My mind is still too agitated to be at peace, but I have found the teachings I need to achieve it. Buddhist teachings are heavily rooted in psychology and philosophy, which is what sets it a part from religion. It encourages us to know the nature of our own mind, helping us to recognize how an agitated mind creates suffering, which can then manifest into dis-orders and dis-ease. It was so validating to hear the Monk say this during a teaching, because I’ve been saying it for years. Buddhism is more interested in our current state of BEing, than what our faith based beliefs are, which is what appeals most to me. According to the Buddhist, an enlightened mind is fully present in the moment. Able to see the truth of reality as it really is without grasping, avoiding or attaching. If we are willing to be completely honest with ourselves, we will notice how often we mindlessly drift though our days on auto pilot, grasping, avoiding and attaching.
In hindsight, I wish I had studied Buddhism much earlier in life. Maybe I would have cared for our parents end of life with less anxiety? Perhaps I would have processed my grief with less trauma? But what if I had to experience the struggles to better understand my own suffering? Maybe this is all part of the healing process? Perhaps the experience is teaching me the skills I will need on the path? Maybe its guiding me towards my destiny?

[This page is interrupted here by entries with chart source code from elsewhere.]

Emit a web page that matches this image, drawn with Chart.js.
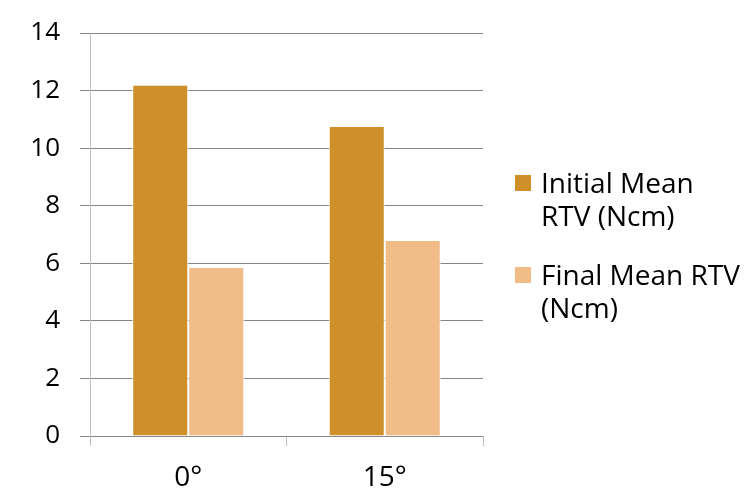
<!DOCTYPE html>
<html>
<head>
<meta charset="utf-8">
<script src="https://cdn.jsdelivr.net/npm/chart.js@4"></script>
<style>
  html, body { margin: 0; padding: 0; background: #fff; }
  #wrap { position: relative; width: 750px; height: 493px; }
  #legend { position: absolute; left: 515px; top: 166px; font-family: "Open Sans", sans-serif; font-size: 28px; color: #000; }
  #legend .item { position: relative; padding-left: 26px; line-height: 33px; margin-bottom: 26px; white-space: nowrap; }
  #legend .box { position: absolute; left: 0; top: 9px; width: 16px; height: 16px; }
</style>
</head>
<body>
<div id="wrap">
  <canvas id="chart" width="750" height="493"></canvas>
  <div id="legend"></div>
</div>
<script>
const categories = ["0°", "15°"];
const initialMean = [12.2, 10.77];
const finalMean = [5.87, 6.81];
const seriesNames = [["Initial Mean", "RTV (Ncm)"], ["Final Mean RTV", "(Ncm)"]];
const seriesColors = ["#D09029", "#F0BC88"];

const gridGray = "#868686";
const axisGray = "#bfbfbf";

const chart = new Chart(document.getElementById("chart"), {
    type: "bar",
    data: {
        labels: categories,
        datasets: [
            { data: initialMean, backgroundColor: seriesColors[0], borderColor: "#ffffff", borderWidth: 1 },
            { data: finalMean, backgroundColor: seriesColors[1], borderColor: "#ffffff", borderWidth: 1 }
        ]
    },
    options: {
        responsive: false,
        animation: false,
        layout: { padding: { top: 33, right: 267, left: 0, bottom: 0 } },
        plugins: { legend: { display: false }, tooltip: { enabled: false } },
        datasets: { bar: { categoryPercentage: 0.57, barPercentage: 1 } },
        scales: {
            x: {
                grid: { display: true, drawOnChartArea: false, drawTicks: true, tickLength: 10, color: axisGray, offset: true },
                border: { display: false },
                ticks: { font: { family: "'Open Sans', sans-serif", size: 28 }, color: "#000", padding: 15 },
                afterFit: s => { s.height = 57; s.paddingLeft = 0; s.paddingRight = 0; }
            },
            y: {
                min: 0, max: 14,
                ticks: { stepSize: 2, font: { family: "'Open Sans', sans-serif", size: 26 }, color: "#000", padding: 20 },
                grid: { color: gridGray, tickLength: 10, drawTicks: true },
                border: { display: true, color: axisGray, width: 1 },
                afterFit: s => { s.width = 90; s.paddingTop = 0; s.paddingBottom = 0; }
            }
        }
    }
});

// legend built from the datasets
const legend = document.getElementById("legend");
chart.data.datasets.forEach((ds, i) => {
    const item = document.createElement("div");
    item.className = "item";
    item.innerHTML = `<span class="box" style="background:${ds.backgroundColor}"></span>${seriesNames[i].join("<br>")}`;
    legend.appendChild(item);
});
</script>
</body>
</html>
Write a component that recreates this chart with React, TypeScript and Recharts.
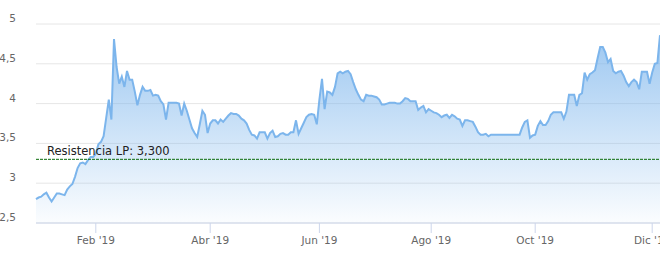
import React from 'react';
import {
  AreaChart,
  Area,
  XAxis,
  YAxis,
  CartesianGrid,
  ReferenceLine,
} from 'recharts';

// daily closes (Jan '19 -> early Dec '19)
const prices = [
  2.80, 2.82, 2.83, 2.86, 2.88, 2.82, 2.77, 2.82, 2.87, 2.87,
  2.86, 2.85, 2.92, 2.96, 2.99, 3.08, 3.19, 3.25, 3.26, 3.24,
  3.29, 3.33, 3.33, 3.37, 3.49, 3.52, 3.59, 3.82, 4.05, 3.80,
  4.81, 4.46, 4.25, 4.34, 4.21, 4.41, 4.30, 4.30, 4.15, 3.98,
  4.11, 4.21, 4.16, 4.16, 4.17, 4.10, 4.11, 4.10, 4.03, 3.99,
  3.80, 4.01, 4.01, 4.01, 4.01, 4.00, 3.85, 4.00, 3.91, 3.80,
  3.69, 3.63, 3.58, 3.74, 3.91, 3.86, 3.63, 3.75, 3.79, 3.79,
  3.75, 3.80, 3.77, 3.81, 3.85, 3.88, 3.87, 3.87, 3.85, 3.81,
  3.79, 3.75, 3.67, 3.61, 3.60, 3.56, 3.64, 3.64, 3.64, 3.56,
  3.63, 3.66, 3.58, 3.59, 3.62, 3.63, 3.61, 3.61, 3.64, 3.64,
  3.79, 3.62, 3.69, 3.76, 3.83, 3.86, 3.87, 3.86, 3.74, 4.05,
  4.31, 3.93, 4.15, 4.14, 4.11, 4.21, 4.38, 4.40, 4.38, 4.40,
  4.41, 4.37, 4.27, 4.18, 4.11, 4.05, 4.03, 4.11, 4.10, 4.10,
  4.09, 4.08, 4.05, 3.99, 3.99, 4.00, 4.01, 4.01, 4.01, 4.00,
  4.00, 4.03, 4.07, 4.06, 4.03, 4.03, 4.03, 3.92, 3.95, 3.97,
  3.89, 3.93, 3.91, 3.89, 3.88, 3.86, 3.83, 3.85, 3.86, 3.82,
  3.86, 3.84, 3.81, 3.80, 3.72, 3.79, 3.79, 3.78, 3.77, 3.71,
  3.64, 3.61, 3.61, 3.62, 3.59, 3.61, 3.61, 3.61, 3.61, 3.61,
  3.61, 3.61, 3.61, 3.61, 3.61, 3.61, 3.61, 3.70, 3.77, 3.79,
  3.57, 3.60, 3.61, 3.72, 3.78, 3.73, 3.73, 3.78, 3.86, 3.89,
  3.89, 3.89, 3.89, 3.81, 3.90, 4.11, 4.11, 4.11, 3.97, 4.11,
  4.13, 4.39, 4.30, 4.37, 4.39, 4.42, 4.57, 4.71, 4.71, 4.64,
  4.52, 4.56, 4.41, 4.38, 4.40, 4.41, 4.35, 4.27, 4.22, 4.27,
  4.30, 4.27, 4.18, 4.40, 4.40, 4.40, 4.25, 4.39, 4.50, 4.51,
  4.86,
];

// first trading day of each labelled month
const tickIdx = [23, 67, 109, 152, 192, 237];
const tickLabels = ["Feb '19", "Abr '19", "Jun '19", "Ago '19", "Oct '19", "Dic '19"];

const yTicks = [2.5, 3, 3.5, 4, 4.5, 5];

const resistance = 3.3;
const resistanceLabel = 'Resistencia LP: 3,300';

const data = prices.map((v, i) => ({ i, v }));

const FONT = '"DejaVu Sans", Verdana, sans-serif';

function YTick({ x, y, payload }: any) {
  return (
    <text x={x - 12} y={y - 2} textAnchor="end" fill="#666" fontSize={10.5} fontFamily={FONT}>
      {String(payload.value).replace('.', ',')}
    </text>
  );
}

function XTick({ x, y, payload }: any) {
  const k = tickIdx.indexOf(payload.value);
  return (
    <text x={x} y={y + 9} textAnchor="middle" fill="#666" fontSize={10.5} fontFamily={FONT}>
      {tickLabels[k]}
    </text>
  );
}

function ResLabel({ viewBox }: any) {
  return (
    <text x={viewBox.x + 11} y={viewBox.y - 4} fill="#222" fontSize={11.5} fontFamily={FONT}>
      {resistanceLabel}
    </text>
  );
}

export default function App() {
  return (
    <div style={{ position: 'absolute', left: 0, top: 0, background: '#fff' }}>
      <AreaChart
        width={660}
        height={255}
        data={data}
        margin={{ top: 24, right: 0, bottom: 0, left: 0 }}
      >
        <defs>
          <linearGradient id="fillBlue" x1="0" y1="0" x2="0" y2="1">
            <stop offset="0%" stopColor="#7cb5ec" stopOpacity={0.75} />
            <stop offset="100%" stopColor="#7cb5ec" stopOpacity={0.03} />
          </linearGradient>
        </defs>
        <CartesianGrid vertical={false} stroke="#e6e6e6" />
        <XAxis
          dataKey="i"
          type="number"
          domain={[0, prices.length - 1]}
          ticks={tickIdx}
          interval={0}
          height={32}
          axisLine={{ stroke: '#ccd6eb' }}
          tickLine={{ stroke: '#ccd6eb' }}
          tickSize={10}
          tick={<XTick />}
        />
        <YAxis
          domain={[2.5, 5]}
          ticks={yTicks}
          width={36}
          axisLine={false}
          tickLine={false}
          tick={<YTick />}
          interval={0}
        />
        <Area
          type="linear"
          dataKey="v"
          stroke="#7cb5ec"
          strokeWidth={2}
          fill="url(#fillBlue)"
          fillOpacity={1}
          dot={false}
          activeDot={false}
          isAnimationActive={false}
        />
        <ReferenceLine
          y={resistance}
          stroke="#0a6b0a"
          strokeDasharray="3 1"
          strokeWidth={1}
          label={<ResLabel />}
        />
      </AreaChart>
    </div>
  );
}
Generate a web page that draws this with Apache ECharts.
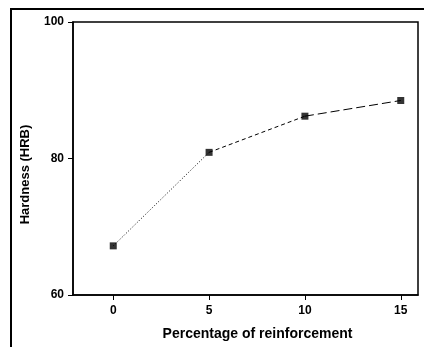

I’ve been living and working at Chenrezig for 2 months and am so very grateful for the experience. The community not only opened its arms and embraced me, but the people have offered love, compassion and kindness, as they supported me though some very challenging times. I’ve met so many beautiful souls with open hearts and minds, learned some valuable lessons in the most unexpected ways, experienced a new way of BEing, which has opened up the path to so many more possibilities. I feel myself coming into alignment, as I integrate my spirit and dance with life once again. So, as I prepare myself to leave in a few days, I take the next steps with a stronger sense of faith in the journey.